One application we are very excited about is using our “Skeletal Muscle on a Chip” devices for modeling diseases that need a personalized approach to drug development, due to the vast amount of genetic variability seen in patients, such as ALS. However, because I am new to the skeletal muscle field, it is difficult for my lab to receive major funding for this research.
Funding from The ALS Association is helping my lab collect preliminary data so we can continue to develop and fine-tune our “Skeletal Muscle on a Chip” platforms, which we can then evolve into new systems for ALS drug discovery.
Tell us about your exciting research project.
Skeletal muscle is responsible for all of our voluntary body movements and contracts when activated by motor neurons, which transmit signals from the brain. In ALS, the connections between motor neurons and skeletal muscle, known as neuromuscular junctions, degenerate.
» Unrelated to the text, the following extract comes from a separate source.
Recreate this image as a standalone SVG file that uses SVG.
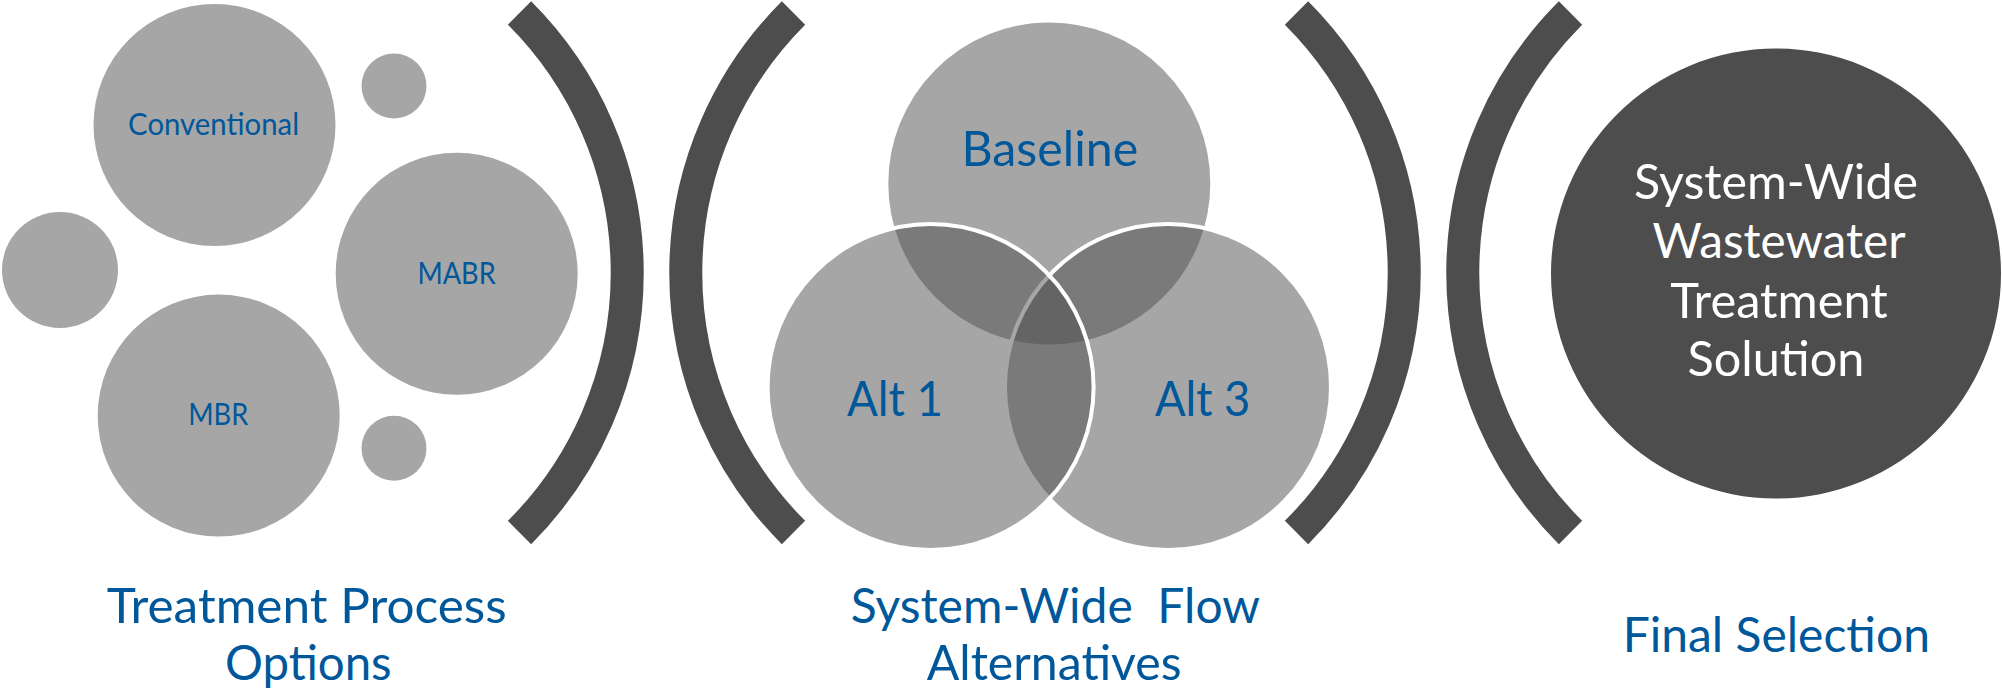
<svg xmlns="http://www.w3.org/2000/svg" width="2002" height="693" viewBox="0 0 2002 693">
<style>
.g{fill:#A6A6A6}
.v{fill:#4D4D4D;fill-opacity:0.5;stroke:#FFFFFF;stroke-width:4}
.br{fill:none;stroke:#4D4D4D;stroke-width:33;stroke-linecap:butt}
.t{font-family:Lato,"Liberation Sans",sans-serif;fill:#00579A;text-anchor:middle}
.s{font-size:31px}
.b{font-size:48px}
.w{font-family:Lato,"Liberation Sans",sans-serif;fill:#FFFFFF;text-anchor:middle;font-size:48px}
</style>
<rect width="2002" height="693" fill="#FFFFFF"/>
<g id="treatment-options">
  <g id="conventional"><circle class="g" cx="214.5" cy="125" r="121"/><text class="t s" x="213.6" y="135" textLength="171" lengthAdjust="spacingAndGlyphs">Conventional</text></g>
  <g id="small-top"><circle class="g" cx="394" cy="86" r="32.5"/></g>
  <g id="small-left"><circle class="g" cx="60" cy="270" r="58"/></g>
  <g id="mabr"><circle class="g" cx="456.7" cy="273.7" r="121"/><text class="t s" x="456.6" y="283.6" textLength="78.3" lengthAdjust="spacingAndGlyphs">MABR</text></g>
  <g id="mbr"><circle class="g" cx="218.7" cy="415.6" r="121"/><text class="t s" x="218.3" y="425" textLength="60.1" lengthAdjust="spacingAndGlyphs">MBR</text></g>
  <g id="small-bottom"><circle class="g" cx="394" cy="448.3" r="32.5"/></g>
</g>
<g id="brackets">
  <path class="br" d="M519.5 13 A367 367 0 0 1 519.5 532.5"/>
  <path class="br" d="M793.5 13 A367 367 0 0 0 793.5 532.5"/>
  <path class="br" d="M1296.5 13 A367 367 0 0 1 1296.5 532.5"/>
  <path class="br" d="M1570.5 13 A367 367 0 0 0 1570.5 532.5"/>
</g>
<g id="venn">
  <g id="baseline"><circle class="v" cx="1049.3" cy="183.5" r="163"/></g>
  <g id="alt3"><circle class="v" cx="1168" cy="387" r="163"/></g>
  <g id="alt1"><circle class="v" cx="930.6" cy="387" r="163"/></g>
  <text class="t b" x="1049.9" y="165.8" textLength="176.8" lengthAdjust="spacingAndGlyphs">Baseline</text>
  <text class="t b" x="895" y="415.6" textLength="96" lengthAdjust="spacingAndGlyphs">Alt 1</text>
  <text class="t b" x="1202.6" y="415.6" textLength="95.4" lengthAdjust="spacingAndGlyphs">Alt 3</text>
</g>
<g id="final-solution">
  <circle cx="1776" cy="273.5" r="225" fill="#4D4D4D"/>
  <text class="w" x="1776" y="198.5" textLength="284" lengthAdjust="spacingAndGlyphs">System-Wide</text>
  <text class="w" x="1779" y="258.4" textLength="253" lengthAdjust="spacingAndGlyphs">Wastewater</text>
  <text class="w" x="1779" y="317.7" textLength="217.6" lengthAdjust="spacingAndGlyphs">Treatment</text>
  <text class="w" x="1776" y="376.2" textLength="177" lengthAdjust="spacingAndGlyphs">Solution</text>
</g>
<g id="labels">
  <text class="t b" x="306.7" y="622.7" textLength="400" lengthAdjust="spacingAndGlyphs">Treatment Process</text>
  <text class="t b" x="308.3" y="680" textLength="166.7" lengthAdjust="spacingAndGlyphs">Options</text>
  <text class="t b" x="1055.3" y="623.3" xml:space="preserve" style="white-space:pre" textLength="409.3" lengthAdjust="spacingAndGlyphs">System-Wide  Flow</text>
  <text class="t b" x="1054.2" y="680" textLength="255" lengthAdjust="spacingAndGlyphs">Alternatives</text>
  <text class="t b" x="1776.3" y="651.5" textLength="307.3" lengthAdjust="spacingAndGlyphs">Final Selection</text>
</g>
</svg>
To study ALS today, researchers commonly use animal models, such as mice, which have limited relevance to human forms of the disease and are expensive and have low-throughput. To overcome the limitations of animal models, the goal of my lab is to engineer human “Skeletal Muscle on a Chip” platforms to integrate with motor neurons derived from ALS patients.
First, we will optimize a platform that can both maintain engineered skeletal muscle in the lab for at least three weeks and enable us to measure the contractile strength of the muscle. Next, we will add human motor neurons derived from patients with ALS to the skeletal muscle tissues, which will be provided by our collaborator, Professor Justin Ichida.
We anticipate that the motor neurons will form neuromuscular junctions with the muscle, as they do in the body. To evaluate the health of these junctions, we will measure muscle contraction in response to neuron activation.
Ultimately, we and others can use this as a new platform to understand the progression of human ALS and screen drugs more effectively and efficiently compared to existing animal models. Importantly, because we can use cells from patients with ALS, our platform could also enable researchers to develop cures for ALS on a patient-by-patient basis.
What is the overall impact of your research on the ALS field and how can it lead to potential ALS treatments?
Our platforms will allow us and others to directly test if promising therapies can recover the function of engineered neuromuscular tissues with ALS-relevant mutations. This is important pre-clinical data that could help accelerate the development of cures for ALS.
Because we can acquire cells from patients, we can someday perform these experiments on a patient-by-patient basis and develop personalized treatment strategies. This personalized approach is critical for ALS, because many different types of genetic mutations have been observed in patients.
Thus, we can help identify the best treatment strategy for an ALS patient depending on [that person’s] mutation.